■ **DATA SECTION**
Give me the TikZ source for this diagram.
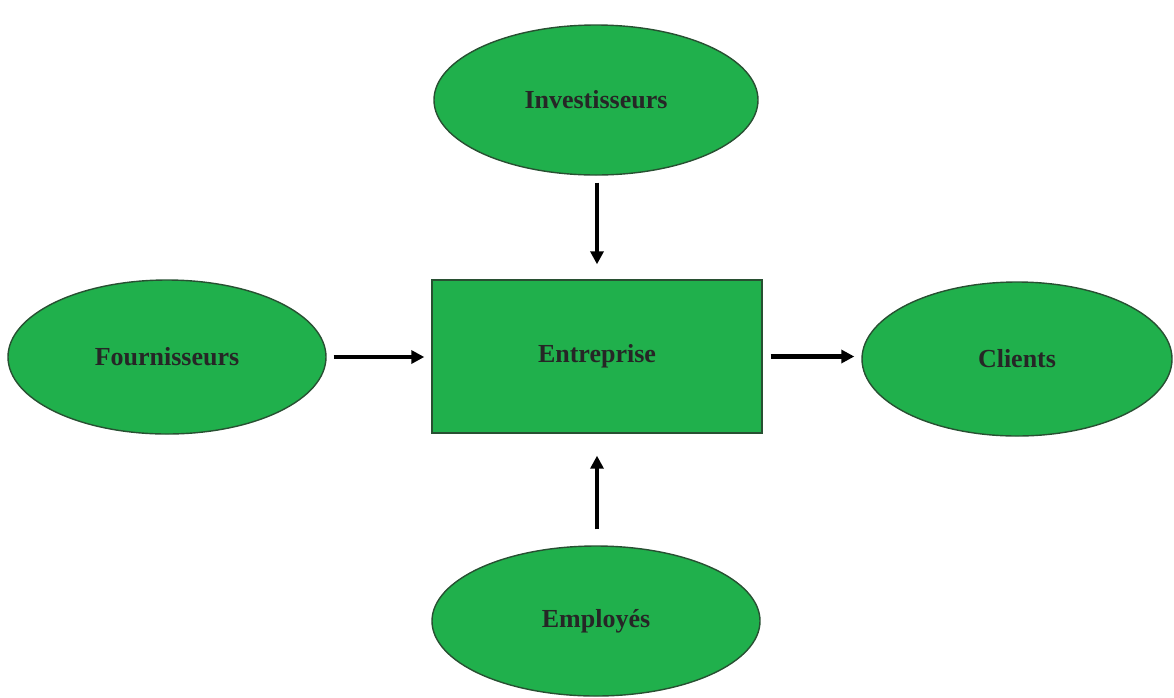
\documentclass[tikz,border=0pt]{standalone}
\usepackage{fontspec}
\setmainfont{Liberation Serif}
\usetikzlibrary{shapes.geometric,arrows.meta}
\definecolor{entgreen}{RGB}{32,176,76}
\definecolor{edgegreen}{RGB}{40,80,50}
\tikzset{
  lab/.style={font=\bfseries\fontsize{26}{30}\selectfont, text=black!85},
  actor/.style={ellipse, draw=edgegreen, line width=1.4pt, fill=entgreen, inner sep=0pt, lab},
  firm/.style={rectangle, draw=edgegreen, line width=1.4pt, fill=entgreen, inner sep=0pt,
    minimum width=330pt, minimum height=153pt, lab},
  flow/.style={line width=4.2pt, -{Triangle[length=13pt,width=13pt]}}
}
\begin{document}
\begin{tikzpicture}[x=1pt,y=-1pt]
\useasboundingbox (0,0) rectangle (1174,697);
\node[firm] (ent) at (597,356.5) {\raisebox{4pt}{Entreprise}};
\node[actor, minimum width=324pt, minimum height=150pt] (inv) at (596,100) {Investisseurs};
\node[actor, minimum width=318pt, minimum height=154pt] (fou) at (167,357) {Fournisseurs};
\node[actor, minimum width=310pt, minimum height=154pt] (cli) at (1017,359) {Clients};
\node[actor, minimum width=328pt, minimum height=150pt] (emp) at (596,621) {Employés};
\draw[flow, shorten <=7pt, shorten >=15pt] (inv.south -| ent) -- (ent.north);
\draw[flow, shorten <=16pt, shorten >=22pt] (emp.north -| ent) -- (ent.south);
\draw[flow, shorten <=7pt, shorten >=7pt] (fou.east) -- (fou.east -| ent.west);
\draw[flow, shorten <=8pt, shorten >=7pt] (ent.east) -- (ent.east -| cli.west);
\end{tikzpicture}
\end{document}
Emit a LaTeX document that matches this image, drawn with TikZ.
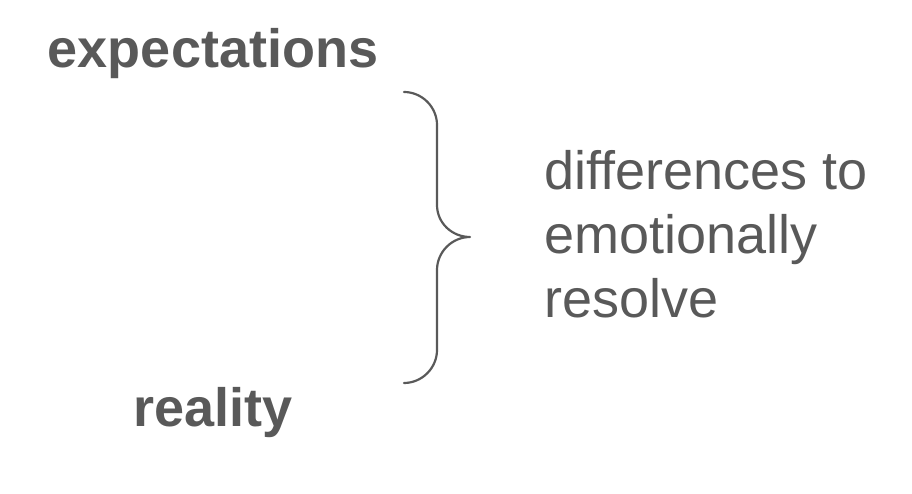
\documentclass[tikz,border=0pt]{standalone}
\usepackage{fontspec}
\setmainfont{Liberation Sans}
\definecolor{txtgray}{HTML}{595959}
\begin{document}
\begin{tikzpicture}[x=1pt,y=1pt,
  lbl/.style={inner sep=0pt,text=txtgray,font=\fontsize{54}{64}\selectfont},
  blbl/.style={lbl,font=\fontsize{54}{64}\selectfont\bfseries},
  brace/.style={draw=txtgray,line width=2.2pt,line cap=round,line join=round}]
\useasboundingbox (0,0) rectangle (912,494);
\node[blbl,anchor=base] (exp) at (213,426) {expectations};
\node[blbl,anchor=base] (real) at (213,67) {reality};
\node[lbl,anchor=base west] (d1) at (544,304) {differences to};
\node[lbl,anchor=base west] (d2) at (544,240) {emotionally};
\node[lbl,anchor=base west] (d3) at (544,176) {resolve};
\coordinate (btop) at (404,402);
\coordinate (btip) at (470,257);
\coordinate (bbot) at (404,111);
\draw[brace] (btop) .. controls (422,402) and (437,387) .. (437,369)
  -- (437,289) .. controls (437,271) and (452,257) .. (btip)
  .. controls (452,257) and (437,242) .. (437,224)
  -- (437,144) .. controls (437,126) and (422,111) .. (bbot);
\end{tikzpicture}
\end{document}
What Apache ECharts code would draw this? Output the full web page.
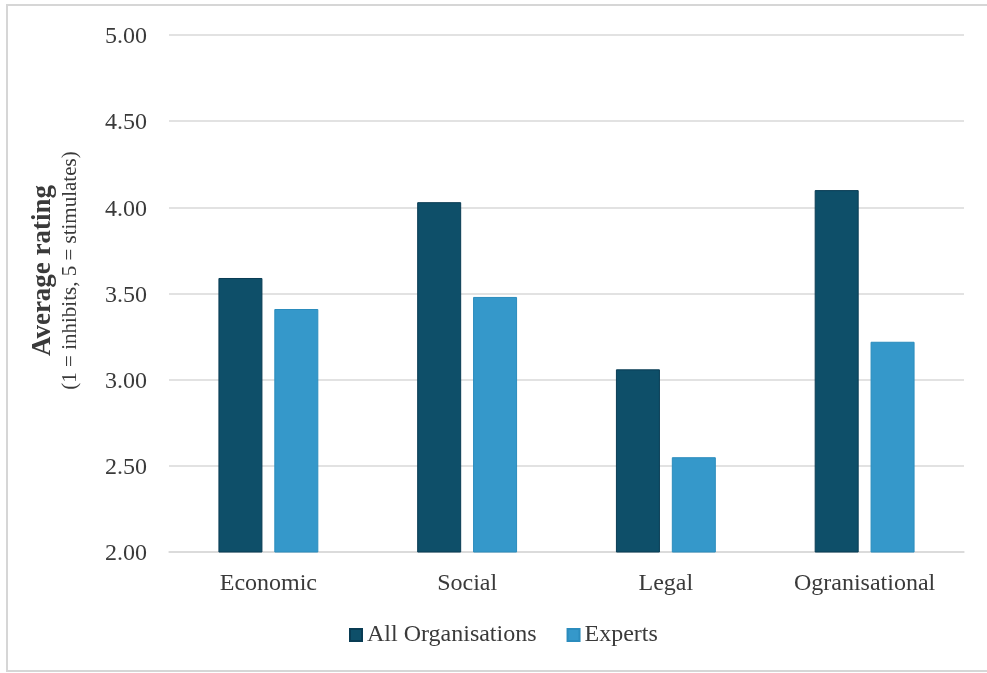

■ **WORK TO DO**
Write out the records above exactly as they appear, leaving out any pictures.

■ **TASK SOLUTION**
Give me the TikZ source for this diagram.
\documentclass[tikz,border=0pt]{standalone}
\usepackage{fontspec}
\setmainfont{Liberation Serif}
\usetikzlibrary{shapes.geometric,arrows.meta}
\definecolor{entgreen}{RGB}{32,176,76}
\definecolor{edgegreen}{RGB}{40,80,50}
\tikzset{
  lab/.style={font=\bfseries\fontsize{26}{30}\selectfont, text=black!85},
  actor/.style={ellipse, draw=edgegreen, line width=1.4pt, fill=entgreen, inner sep=0pt, lab},
  firm/.style={rectangle, draw=edgegreen, line width=1.4pt, fill=entgreen, inner sep=0pt,
    minimum width=330pt, minimum height=153pt, lab},
  flow/.style={line width=4.2pt, -{Triangle[length=13pt,width=13pt]}}
}
\begin{document}
\begin{tikzpicture}[x=1pt,y=-1pt]
\useasboundingbox (0,0) rectangle (1174,697);
\node[firm] (ent) at (597,356.5) {\raisebox{4pt}{Entreprise}};
\node[actor, minimum width=324pt, minimum height=150pt] (inv) at (596,100) {Investisseurs};
\node[actor, minimum width=318pt, minimum height=154pt] (fou) at (167,357) {Fournisseurs};
\node[actor, minimum width=310pt, minimum height=154pt] (cli) at (1017,359) {Clients};
\node[actor, minimum width=328pt, minimum height=150pt] (emp) at (596,621) {Employés};
\draw[flow, shorten <=7pt, shorten >=15pt] (inv.south -| ent) -- (ent.north);
\draw[flow, shorten <=16pt, shorten >=22pt] (emp.north -| ent) -- (ent.south);
\draw[flow, shorten <=7pt, shorten >=7pt] (fou.east) -- (fou.east -| ent.west);
\draw[flow, shorten <=8pt, shorten >=7pt] (ent.east) -- (ent.east -| cli.west);
\end{tikzpicture}
\end{document}
Emit a LaTeX document that matches this image, drawn with TikZ.
\documentclass[tikz,border=0pt]{standalone}
\usepackage{fontspec}
\setmainfont{Liberation Sans}
\definecolor{txtgray}{HTML}{595959}
\begin{document}
\begin{tikzpicture}[x=1pt,y=1pt,
  lbl/.style={inner sep=0pt,text=txtgray,font=\fontsize{54}{64}\selectfont},
  blbl/.style={lbl,font=\fontsize{54}{64}\selectfont\bfseries},
  brace/.style={draw=txtgray,line width=2.2pt,line cap=round,line join=round}]
\useasboundingbox (0,0) rectangle (912,494);
\node[blbl,anchor=base] (exp) at (213,426) {expectations};
\node[blbl,anchor=base] (real) at (213,67) {reality};
\node[lbl,anchor=base west] (d1) at (544,304) {differences to};
\node[lbl,anchor=base west] (d2) at (544,240) {emotionally};
\node[lbl,anchor=base west] (d3) at (544,176) {resolve};
\coordinate (btop) at (404,402);
\coordinate (btip) at (470,257);
\coordinate (bbot) at (404,111);
\draw[brace] (btop) .. controls (422,402) and (437,387) .. (437,369)
  -- (437,289) .. controls (437,271) and (452,257) .. (btip)
  .. controls (452,257) and (437,242) .. (437,224)
  -- (437,144) .. controls (437,126) and (422,111) .. (bbot);
\end{tikzpicture}
\end{document}
What Apache ECharts code would draw this? Output the full web page.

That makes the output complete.